Altre decisioni non hanno censurato la condotta del correntista-attore che abbia omesso di richiedere l'esibizione alla banca del contratto, posto che ciò si tradurrebbe in un'istanza rivolta a far produrre in giudizio un documento di cui il correntista asserisce l'inesistenza (Trib. Sulmona 26.6.2019; in argomento anche Trib. Locri 2.7.2020).

Anche secondo la Cassazione, se la domanda attorea è basata sul mancato perfezionamento del contratto in forma scritta, non può gravarsi il correntista, attore in giudizio, della prova negativa della documentazione dell'accordo (incombendo semmai alla banca convenuta darne positivo riscontro): se è vero che anche nelle azioni di accertamento negativo l'onere della prova incombe sull'attore, tuttavia quanto ai fatti negativi (nella specie, inesistenza di convenzione scritta di interessi ultralegali e di previsione contrattuale sufficientemente specifica di commissioni di massimo scoperto) trova applicazione il principio di vicinanza o inerenza della prova, che ribalta l'onere sul convenuto (Cass. n. 6480/2021; Cass. n. 24051/2019).

La mancata osservanza della forma prescritta determina il ricalcolo del rapporto non applicando alcuna capitalizzazione, utilizzando il tasso legale sia per gli interessi attivi sia per gli interessi passivi, stornando dal conteggio tutti gli addebiti a titolo di spese, commissioni e CMS.

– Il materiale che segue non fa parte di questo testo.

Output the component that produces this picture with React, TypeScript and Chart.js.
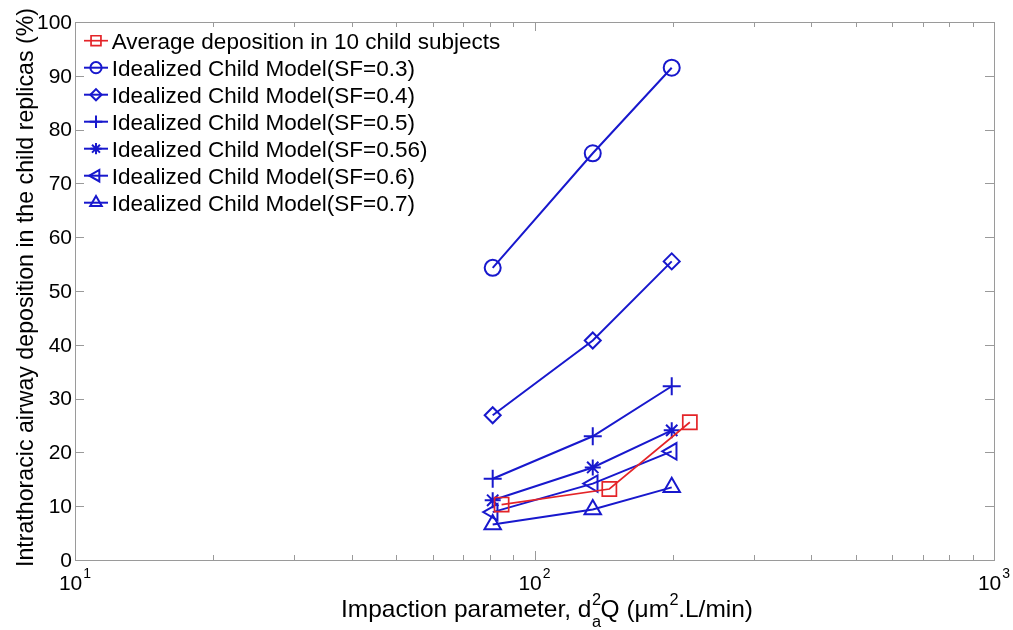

Anche nella fattispecie, il Trib. Roma valorizza l'insegnamento della giurisprudenza di legittimità secondo cui, se il contratto è nullo (mancanza forma scritta), non possono trovare applicazione norme, quali l'art. 1284, terzo comma, c.c. (oltre che l'art. 117 TUB) che presuppongono chiaramente la sussistenza di una obbligazione ex contractu. In caso di nullità del contratto di conto corrente, la banca ha, sì, diritto alla restituzione delle somme erogate in favore del cliente, ma solo a titolo di indebito oggettivo, dunque con gli interessi legali come disciplinati dall'art. 2033 c.c. (Cass. n. 188/2022).

Conclusioni

Il correntista-attore deve produrre in giudizio il contratto di finanziamento di cui sono contestate le pattuizioni e la sequenza completa degli estratti conto, idonei a ricostruire il credito risultante a suo favore. Ma se è dedotto che non sia stato stipulato alcun contratto scritto, l'onere di produzione del contratto di finanziamento grava sulla banca, che ha percepito interessi ultralegali, commissioni, spese e simili. In altri termini, il correntista assume l'inadempimento della banca (mancanza contratto in forma scritta), che è dunque onerata dell'obbligo di provare il proprio adempimento producendo copia del contratto scritto. La mancata osservanza della forma scritta (art. 117, comma 1, TUB) determina il ricalcolo del rapporto senza alcuna capitalizzazione, applicando il tasso legale sia per gli interessi attivi sia per gli interessi passivi, stornando dal conteggio tutti gli addebiti a titolo di spese, commissioni e CMS.